Ayant déjà vu et apprécié le film d'Eric Lartigau à l'époque de sa sortie, j'ai un peu hésité au moment de l'emprunter à la médiathèque, de peur d'abîmer un joli souvenir.
Heureusement, j'ai fini par me laisser tenter, et je ne le regrette pas, tant j'ai passé un super moment, charmé par les facéties du couple central, très attachant, composé d'Alain Chabat et de Charlotte Gainsbourg.
En prime, je n'avais conservé que très peu de souvenirs précis, ce qui m'a offert une véritable redécouverte de "Prête moi ta main".
Avec pour seule expérience deux comédies absurdes à la gloire de Kad et Olivier, Eric Lartigau passe clairement un cap avec ce troisième long-métrage, une comédie romantique au ton très moderne mais à la structure classique, qui lorgne vers la screwball comedy américaine.
Autour d'un scénario cousu de fil blanc mais solidement charpenté, le réalisateur mise tout sur des dialogues enlevés, une poignée de gags efficaces, et surtout la très belle alchimie entre ses deux têtes d'affiche, pas forcément évidente de prime abord...
Alain Chabat a beau jouer sur du velours, dans la peau d'un type égocentrique et névrosé, mais plutôt sympathique, incapable de tenir tête à sa môman très directive (pétulante Bernadette Lafont) et à ses grandes sœurs autoritaires, sa prestation reste un modèle du genre (mimiques, phrasé, gestuelle...).
Mais c'est Charlotte Gainsbourg qui crève l'écran, dans un rôle à contre-emploi, faisant preuve d'une force comique insoupçonnée, balançant des horreurs avec conviction, tout en parvenant à apparaître charmante (on est quand même dans une rom-com).
Et pourtant, je ne fais pas partie de ses fans enamourés, mais la fille de Jane et Serge se montre ici sous son meilleur jour, bluffante dans le rôle de la jeune femme "louée" par Luis afin que le gynécée familial renonce à le harceler au sujet du mariage, et le laisse mener tranquillement sa petite existence de célibataire immature.
Certes, le film n'est pas dénué de défauts, à l'image de seconds rôles trop peu développés, ou de grosses ficelles scénaristiques parfois évitables (je ne parle même pas des procédures d'adoption, décrites avec une grossièreté qui a dû navrer les parents concernés).
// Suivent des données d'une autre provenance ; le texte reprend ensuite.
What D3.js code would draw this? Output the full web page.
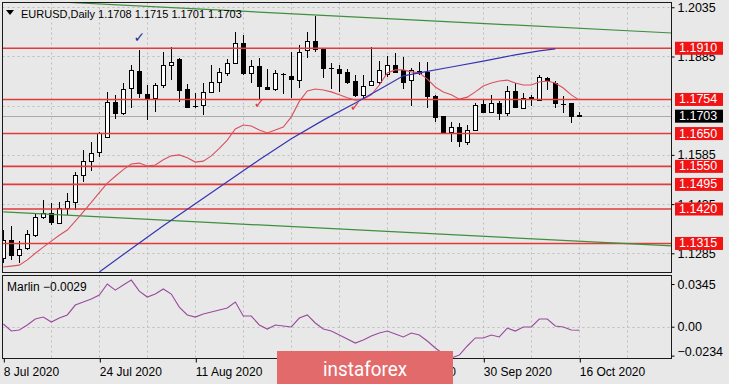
<!DOCTYPE html>
<html><head><meta charset="utf-8">
<script src="https://cdn.jsdelivr.net/npm/d3@7"></script>
<style>body{margin:0;background:#e8e8e8;}svg{display:block;}</style>
</head><body>
<svg id="c" width="729" height="384"></svg>
<script>
// ---------- DATA ----------
const symbolTitle = "EURUSD,Daily";
const opens  = [1.1271,1.1326,1.1280,1.1301,1.1341,1.1396,1.1408,1.1377,1.1423,1.1441,1.1524,1.1566,1.1594,1.1640,1.1746,1.1713,1.1789,1.1841,1.1771,1.1759,1.1798,1.1859,1.1877,1.1786,1.1734,1.1737,1.1777,1.1807,1.1835,1.1865,1.1926,1.1835,1.1856,1.1792,1.1786,1.1831,1.1826,1.1813,1.1905,1.1932,1.1908,1.1851,1.1847,1.1838,1.1810,1.1768,1.1798,1.1807,1.1832,1.1859,1.1844,1.1813,1.1841,1.1838,1.1765,1.1704,1.1655,1.1670,1.1624,1.1661,1.1740,1.1716,1.1743,1.1713,1.1780,1.1728,1.1760,1.1752,1.1820,1.1804,1.1741,1.1743,1.1708];
const highs  = [1.1356,1.1368,1.1323,1.1356,1.1408,1.1448,1.1438,1.1441,1.1469,1.1533,1.1600,1.1624,1.1655,1.1777,1.1768,1.1804,1.1859,1.1905,1.1798,1.1804,1.1899,1.1914,1.1880,1.1801,1.1774,1.1804,1.1859,1.1850,1.1877,1.1960,1.1951,1.1874,1.1880,1.1847,1.1844,1.1835,1.1899,1.1920,1.1960,1.2009,1.1908,1.1865,1.1859,1.1847,1.1829,1.1829,1.1914,1.1871,1.1887,1.1896,1.1884,1.1850,1.1868,1.1868,1.1768,1.1704,1.1685,1.1682,1.1676,1.1743,1.1752,1.1768,1.1749,1.1795,1.1804,1.1774,1.1768,1.1829,1.1823,1.1810,1.1765,1.1743,1.1715];
const lows   = [1.1256,1.1265,1.1256,1.1295,1.1335,1.1390,1.1371,1.1377,1.1402,1.1417,1.1502,1.1536,1.1579,1.1640,1.1695,1.1707,1.1728,1.1759,1.1691,1.1716,1.1789,1.1813,1.1746,1.1731,1.1728,1.1707,1.1774,1.1777,1.1826,1.1865,1.1829,1.1804,1.1752,1.1786,1.1780,1.1771,1.1759,1.1789,1.1881,1.1899,1.1820,1.1786,1.1777,1.1801,1.1762,1.1756,1.1795,1.1798,1.1823,1.1835,1.1786,1.1734,1.1829,1.1728,1.1685,1.1652,1.1624,1.1609,1.1615,1.1658,1.1713,1.1716,1.1691,1.1704,1.1728,1.1725,1.1734,1.1749,1.1783,1.1728,1.1713,1.1682,1.1701];
const closes = [1.1326,1.1280,1.1298,1.1344,1.1396,1.1408,1.1380,1.1423,1.1445,1.1524,1.1566,1.1591,1.1652,1.1746,1.1713,1.1786,1.1844,1.1774,1.1759,1.1798,1.1859,1.1868,1.1783,1.1731,1.1733,1.1777,1.1807,1.1838,1.1865,1.1926,1.1835,1.1856,1.1795,1.1786,1.1835,1.1832,1.1816,1.1899,1.1932,1.1908,1.1850,1.1850,1.1835,1.1807,1.1768,1.1795,1.1810,1.1844,1.1859,1.1838,1.1807,1.1844,1.1835,1.1765,1.1701,1.1655,1.1670,1.1627,1.1661,1.1737,1.1716,1.1743,1.1713,1.1780,1.1731,1.1759,1.1759,1.1823,1.1813,1.1743,1.1740,1.1704,1.1703];

// short moving average (red)
const maFast = [1.1243,1.1246,1.1249,1.1265,1.1285,1.1304,1.1322,1.1340,1.1356,1.1383,1.1411,1.1440,1.1470,1.1499,1.1520,1.1540,1.1557,1.1560,1.1551,1.1554,1.1570,1.1582,1.1585,1.1576,1.1563,1.1566,1.1582,1.1605,1.1630,1.1664,1.1676,1.1673,1.1661,1.1652,1.1661,1.1670,1.1701,1.1748,1.1780,1.1786,1.1783,1.1777,1.1768,1.1759,1.1752,1.1755,1.1768,1.1798,1.1835,1.1844,1.1844,1.1838,1.1835,1.1816,1.1792,1.1777,1.1768,1.1755,1.1761,1.1777,1.1795,1.1804,1.1810,1.1813,1.1804,1.1798,1.1798,1.1807,1.1810,1.1804,1.1789,1.1768,1.1752];
// long moving average (blue): bar index / value
const maSlowIdx = [12,16,20,24,28,32,36,40,44,48,50,52,56,60,64,67,69];
const maSlowVal = [1.1228,1.1299,1.1369,1.1436,1.1503,1.1570,1.1634,1.1691,1.1743,1.1798,1.1826,1.1835,1.1853,1.1871,1.1890,1.1902,1.1908];

// oscillator "Marlin"
const marlin = [0.0022,-0.0035,-0.0027,0.0014,0.0062,0.0078,0.0038,0.0070,0.0095,0.0175,0.0200,0.0224,0.0256,0.0345,0.0296,0.0337,0.0377,0.0288,0.0240,0.0264,0.0305,0.0264,0.0159,0.0095,0.0078,0.0103,0.0119,0.0135,0.0151,0.0200,0.0086,0.0086,0.0014,-0.0019,0.0014,0.0006,-0.0002,0.0070,0.0095,0.0030,-0.0019,-0.0035,-0.0067,-0.0099,-0.0132,-0.0107,-0.0075,-0.0051,-0.0035,-0.0059,-0.0083,-0.0051,-0.0067,-0.0116,-0.0172,-0.0221,-0.0253,-0.0229,-0.0156,-0.0091,-0.0091,-0.0067,-0.0083,-0.0011,-0.0035,-0.0002,-0.0002,0.0062,0.0062,0.0006,-0.0002,-0.0027,-0.0029];

// horizontal levels (red)
const levels = [1.1910,1.1754,1.1650,1.1550,1.1495,1.1420,1.1315];
const currentPrice = 1.1703;
// green channel trend lines: [bar index, price] endpoints
const greenUpperIdx = [0,84], greenUpperVal = [1.2060,1.1956];
const greenLowerIdx = [0,84], greenLowerVal = [1.1411,1.1307];

// price axis ticks (grid) and the tick labels visible in the picture
const priceTicks = [1.2035,1.1885,1.1735,1.1585,1.1435,1.1285];
const priceTickLabels = [1.2035,1.1885,1.1585,1.1435,1.1285];
const marlinTicks = [0.0345,0,-0.0234];
// date axis
const dateIdx = [0,12,24,48,60,72];
const dateLabels = ["8 Jul 2020","24 Jul 2020","11 Aug 2020","14 Sep 2020","30 Sep 2020","16 Oct 2020"];
// check-mark annotations
const markIdx = [17,32,44], markVal = [1.1945,1.1743,1.1734], markCol = ["#2b2f9e","#e23a3a","#e23a3a"];

// ---------- DRAW ----------
const svg = d3.select("#c");
const FONT = "'Liberation Sans', Arial, sans-serif";
const L = 2.5, R = 671.5, T1 = 2.5, B1 = 272.5, T2 = 275.5, B2 = 358.5;

const x = d3.scaleLinear().domain([0, 83.5]).range([3.3, 671.3]);
const y = d3.scaleLinear().domain([1.1228, 1.2048]).range([272, 3]);
const ym = d3.scaleLinear().domain([-0.0245, 0.041]).range([357, 276]);

svg.append("rect").attr("width",729).attr("height",384).attr("fill","#e8e8e8");

const defs = svg.append("defs");
defs.append("clipPath").attr("id","cp1").append("rect").attr("x",L).attr("y",T1).attr("width",R-L).attr("height",B1-T1);
defs.append("clipPath").attr("id","cp2").append("rect").attr("x",L).attr("y",T2).attr("width",R-L).attr("height",B2-T2);

const g1 = svg.append("g").attr("clip-path","url(#cp1)");
const g2 = svg.append("g").attr("clip-path","url(#cp2)");

// grid
const gridIdx = d3.range(6, 84, 6);
[g1,g2].forEach((g,k)=>{
  g.selectAll("line.vg").data(gridIdx).enter().append("line")
    .attr("x1",d=>Math.round(x(d))+0.5).attr("x2",d=>Math.round(x(d))+0.5)
    .attr("y1",k?T2:T1).attr("y2",k?B2:B1)
    .attr("stroke","#bdbdbd").attr("stroke-dasharray","2,3");
});
g1.selectAll("line.hg").data(priceTicks).enter().append("line")
  .attr("x1",L).attr("x2",R).attr("y1",d=>Math.round(y(d))+0.5).attr("y2",d=>Math.round(y(d))+0.5)
  .attr("stroke","#bdbdbd").attr("stroke-dasharray","2,3");
g2.append("line").attr("x1",L).attr("x2",R).attr("y1",Math.round(ym(0))+0.5).attr("y2",Math.round(ym(0))+0.5)
  .attr("stroke","#bdbdbd").attr("stroke-dasharray","2,3");

// current price line
g1.append("line").attr("x1",L).attr("x2",R)
  .attr("y1",Math.round(y(currentPrice))+0.5).attr("y2",Math.round(y(currentPrice))+0.5)
  .attr("stroke","#aaaaaa").attr("stroke-width",1);

// candles
const idx = d3.range(opens.length);
const cg = g1.append("g");
idx.forEach(i=>{
  const c = Math.round(x(i));
  cg.append("line").attr("x1",c+0.5).attr("x2",c+0.5)
    .attr("y1",Math.round(y(highs[i]))).attr("y2",Math.round(y(lows[i])))
    .attr("stroke","#000").attr("stroke-width",1);
  const top = Math.round(y(Math.max(opens[i],closes[i])));
  const bot = Math.round(y(Math.min(opens[i],closes[i])));
  const up = closes[i] >= opens[i];
  if (bot - top >= 1) {
    cg.append("rect").attr("x",c-1.5).attr("y",top+0.5).attr("width",4).attr("height",bot-top)
      .attr("fill", up ? "#ffffff" : "#000000").attr("stroke","#000").attr("stroke-width",1);
  } else {
    cg.append("line").attr("x1",c-2).attr("x2",c+3).attr("y1",top+0.5).attr("y2",top+0.5)
      .attr("stroke","#000").attr("stroke-width",1);
  }
});

// levels
g1.selectAll("line.lv").data(levels).enter().append("line")
  .attr("x1",L).attr("x2",R).attr("y1",d=>y(d)).attr("y2",d=>y(d))
  .attr("stroke","#e23b3b").attr("stroke-width",1.6);

// green channel
const line2 = d3.line().x(d=>x(d[0])).y(d=>y(d[1]));
[[greenUpperIdx,greenUpperVal],[greenLowerIdx,greenLowerVal]].forEach(([a,b])=>{
  g1.append("path").attr("d", line2(a.map((v,k)=>[v,b[k]])))
    .attr("fill","none").attr("stroke","#3f8f3f").attr("stroke-width",1.2);
});

// MAs
g1.append("path").attr("d", d3.line().x((d,i)=>x(i)).y(d=>y(d))(maFast))
  .attr("fill","none").attr("stroke","#d9505e").attr("stroke-width",1.1);
g1.append("path").attr("d", line2(maSlowIdx.map((v,k)=>[v,maSlowVal[k]])))
  .attr("fill","none").attr("stroke","#3535b5").attr("stroke-width",1.2);

// check marks
markIdx.forEach((m,k)=>{
  g1.append("text").attr("x",x(m)).attr("y",y(markVal[k]))
    .attr("text-anchor","middle").attr("dominant-baseline","central")
    .attr("font-family","'DejaVu Sans', sans-serif").attr("font-size",14).attr("font-weight","bold")
    .attr("fill",markCol[k]).text("\u2713");
});

// marlin
g2.append("path").attr("d", d3.line().x((d,i)=>x(i)).y(d=>ym(d))(marlin))
  .attr("fill","none").attr("stroke","#9a4a9e").attr("stroke-width",1.1);

// frames
svg.append("rect").attr("x",L).attr("y",T1).attr("width",R-L).attr("height",B1-T1)
  .attr("fill","none").attr("stroke","#1a1a1a");
svg.append("rect").attr("x",L).attr("y",T2).attr("width",R-L).attr("height",B2-T2)
  .attr("fill","none").attr("stroke","#1a1a1a");

// header
svg.append("path").attr("d","M6,10 L14,10 L10,15 Z").attr("fill","#000");
svg.append("text").attr("x",21).attr("y",18).attr("font-family",FONT).attr("font-size",11)
  .attr("fill","#000").text(symbolTitle + "  " + [opens[72],highs[72],lows[72],closes[72]].map(d3.format(".4f")).join(" "));
svg.append("text").attr("x",7).attr("y",291).attr("font-family",FONT).attr("font-size",12)
  .attr("fill","#000").text("Marlin " + d3.format(".4f")(marlin[marlin.length-1]));

// price axis
const pa = svg.append("g").attr("transform",`translate(${R},0)`)
  .call(d3.axisRight(y).tickValues(priceTickLabels).tickSize(3).tickFormat(d3.format(".4f")));
pa.select(".domain").remove();
pa.selectAll("text").attr("x",6).attr("font-family",FONT).attr("font-size",12.5).attr("fill","#000");
pa.selectAll("line").attr("stroke","#000");

// level labels
const lab = svg.append("g");
levels.forEach(v=>{
  const yy = y(v);
  lab.append("rect").attr("x",675).attr("y",yy-6.5).attr("width",48).attr("height",13).attr("fill","#f01414");
  lab.append("text").attr("x",679).attr("y",yy).attr("dominant-baseline","central")
    .attr("font-family",FONT).attr("font-size",12.5).attr("fill","#fff").text(d3.format(".4f")(v));
});
lab.append("rect").attr("x",675).attr("y",y(currentPrice)-6.5).attr("width",48).attr("height",13).attr("fill","#000");
lab.append("text").attr("x",679).attr("y",y(currentPrice)).attr("dominant-baseline","central")
  .attr("font-family",FONT).attr("font-size",12.5).attr("fill","#fff").text(d3.format(".4f")(currentPrice));

// marlin axis
const ma = svg.append("g").attr("transform",`translate(${R},0)`)
  .call(d3.axisRight(ym).tickValues(marlinTicks).tickSize(3)
    .tickFormat(d=> d===0 ? "0.00" : d3.format(".4f")(d)));
ma.select(".domain").remove();
ma.selectAll("line").attr("stroke","#000");
ma.selectAll("text").attr("x",6).attr("font-family",FONT).attr("font-size",12.5).attr("fill","#000")
  .attr("y", d => d < -0.02 ? -4 : 0);

// date axis
const da = svg.append("g").attr("transform",`translate(0,${B2})`)
  .call(d3.axisBottom(x).tickValues(dateIdx).tickSize(4).tickFormat((d,k)=>dateLabels[k]));
da.select(".domain").remove();
da.selectAll("line").attr("stroke","#000").attr("transform","translate(0.5,0)");
da.selectAll("text").attr("text-anchor","start").attr("x",0).attr("y",9)
  .attr("font-family",FONT).attr("font-size",12).attr("fill","#000");

// watermark
svg.append("rect").attr("x",277).attr("y",351).attr("width",176).attr("height",33).attr("fill","#e36a6a");
svg.append("text").attr("x",365).attr("y",376).attr("text-anchor","middle")
  .attr("font-family","Roboto, sans-serif").attr("font-size",21)
  .attr("textLength",84).attr("lengthAdjust","spacingAndGlyphs")
  .attr("fill","#ffffff").text("instaforex");
</script>
</body></html>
Mais disons que ces carences restent mineures, et s'accordent plutôt bien avec la tonalité foutraque et vaudevillesque de l'ensemble.
Au final, "Prête moi ta main" marque peut-être le véritable point de départ de la carrière d'Eric Lartigau, honnête artisan qu'on retrouvera par la suite aux commandes de plusieurs projets sympathiques, toujours dans son registre du cinéma grand public mais pas idiot, tels que "L'homme qui voulait vivre sa vie", "La famille Bélier", ou encore "Les infidèles" (pour le segment intitulé "Lolita").